Terminó su discurso matinal Iñigo Urkullu el pasado jueves y los representantes de EH Bildu se apresuraron a subrayar la “renuncia histórica” del lehendakari a un nuevo estatus político. Conjeturamos en aquel momento que podría tratarse de un arranque hiperbólico, propio de quienes se ven obligados a atender a los medios al instante de salir del hemiciclo, sin apenas tiempo para una reflexión más sosegada; pero a la tarde Maddalen Iriarte incidió en el reproche, hasta tal punto que llegó a preguntar a un atónito Joseba Egibar si aún defiende el derecho a decidir.

Paradójicamente, los socios de EH Bildu en Catalunya están siendo víctimas de similares acusaciones por parte de sectores independentistas, entre ellos uno de los tres partidos catalanes que acudió como invitado al Alderdi Eguna del domingo. Paradójicamente, la respuesta de Pere Aragonès y ERC ante tales embestidas también suele ser muy similar a la que los jelkides acostumbran aquí a esgrimir: no existe renuncia alguna, ténganse en cuenta las experiencias pasadas, y si en las circunstancias actuales tienen ustedes una propuesta factible, pónganla encima de la mesa.

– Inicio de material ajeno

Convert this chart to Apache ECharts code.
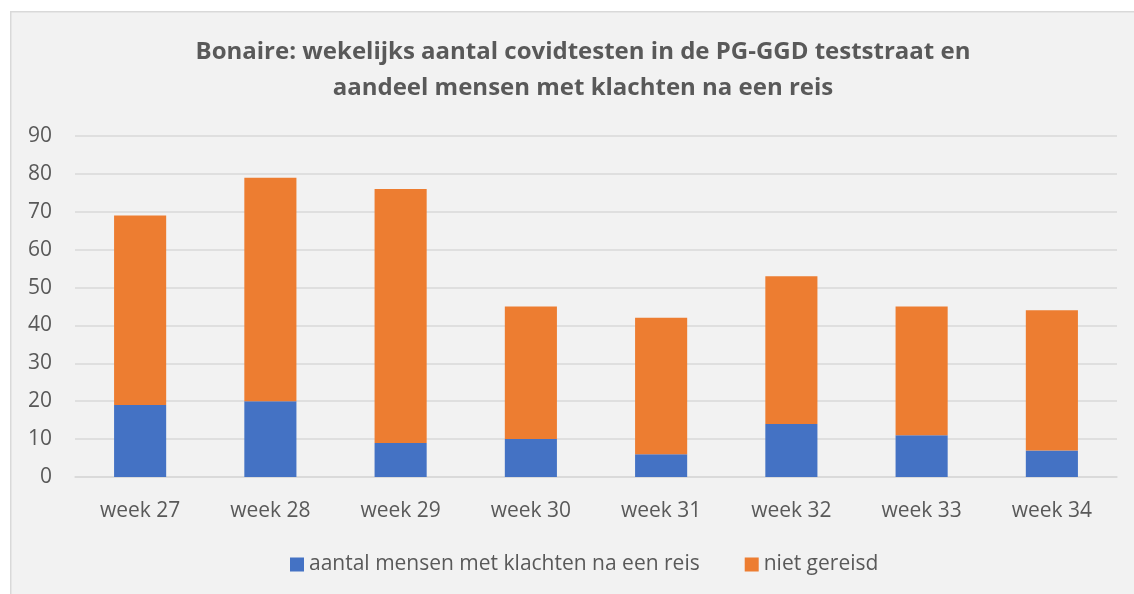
<!DOCTYPE html>
<html>
<head>
<meta charset="utf-8">
<script src="https://cdn.jsdelivr.net/npm/echarts@6/dist/echarts.min.js"></script>
<style>
html,body{margin:0;padding:0;background:#ffffff;}
#c{width:1134px;height:594px;}
</style>
</head>
<body>
<div id="c"></div>
<script>
const categories = ['week 27','week 28','week 29','week 30','week 31','week 32','week 33','week 34'];
const metKlachten = [19, 20, 9, 10, 6, 14, 11, 7];
const nietGereisd = [50, 59, 67, 35, 36, 39, 34, 37];
const yTicks = {min: 0, max: 90, interval: 10};
const seriesNames = ['aantal mensen met klachten na een reis', 'niet gereisd'];
const titleText = 'Bonaire: wekelijks aantal covidtesten in de PG-GGD teststraat en\naandeel mensen met klachten na een reis';

const FONT = 'Open Sans';
const TXT = '#595959';
const chart = echarts.init(document.getElementById('c'), null, {renderer: 'canvas'});
chart.setOption({
  backgroundColor: '#ffffff',
  animation: false,
  graphic: [{
    type: 'rect', left: 10, top: 11, z: -10,
    shape: {width: 1130, height: 590},
    style: {fill: '#f2f2f2', stroke: '#d9d9d9', lineWidth: 1.5}
  }],
  title: {
    text: titleText,
    left: 578, top: 29, textAlign: 'center',
    textStyle: {fontFamily: FONT, fontSize: 24, fontWeight: 'bold', color: TXT, lineHeight: 36}
  },
  legend: {
    data: seriesNames,
    left: 285, top: 549,
    itemWidth: 14, itemHeight: 14, itemGap: 45,
    icon: 'rect',
    textStyle: {fontFamily: FONT, fontSize: 21, color: TXT, padding: [0, 0, 0, 0]}
  },
  grid: {left: 75, right: 17, top: 136, bottom: 117, containLabel: false},
  xAxis: {
    type: 'category', data: categories,
    axisLine: {show: true, lineStyle: {color: '#d9d9d9', width: 1.5}},
    axisTick: {show: false},
    axisLabel: {fontFamily: FONT, fontSize: 21, color: TXT, margin: 24}
  },
  yAxis: {
    type: 'value', min: yTicks.min, max: yTicks.max, interval: yTicks.interval,
    axisLine: {show: false}, axisTick: {show: false},
    splitLine: {lineStyle: {color: '#d9d9d9', width: 1.5}},
    axisLabel: {fontFamily: FONT, fontSize: 21, color: TXT, margin: 23}
  },
  series: [
    {name: seriesNames[0], type: 'bar', stack: 't', data: metKlachten, barWidth: '40%',
     itemStyle: {color: '#4472C4'}},
    {name: seriesNames[1], type: 'bar', stack: 't', data: nietGereisd, barWidth: '40%',
     itemStyle: {color: '#ED7D31'}}
  ]
});
</script>
</body>
</html>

Ciertamente, el lehendakari podría haber optado por hacer alguna mención a la cuestión, aunque fuera a título de inventario, pero tal vez eligió deliberadamente su omisión para reconocer implícitamente que no habrá novedades al respecto durante el curso recién iniciado. El presidente catalán ha preferido esta semana el brindis al sol, predicando el bien y proponiendo una vía, la de Quebec, de imposible materialización a estas alturas. No dejan de ser dos maneras distintas de asumir lo mismo: la cruda realidad. Ante la, al parecer, inevitable ruptura en el independentismo catalán, queda por ver cómo se posicionarán los de aquí respecto a los de allá y, sobre todo, qué argumentos utilizarán para ello. Parece evidente que la política hace extraños –amén de paradójicos– compañeros de drama.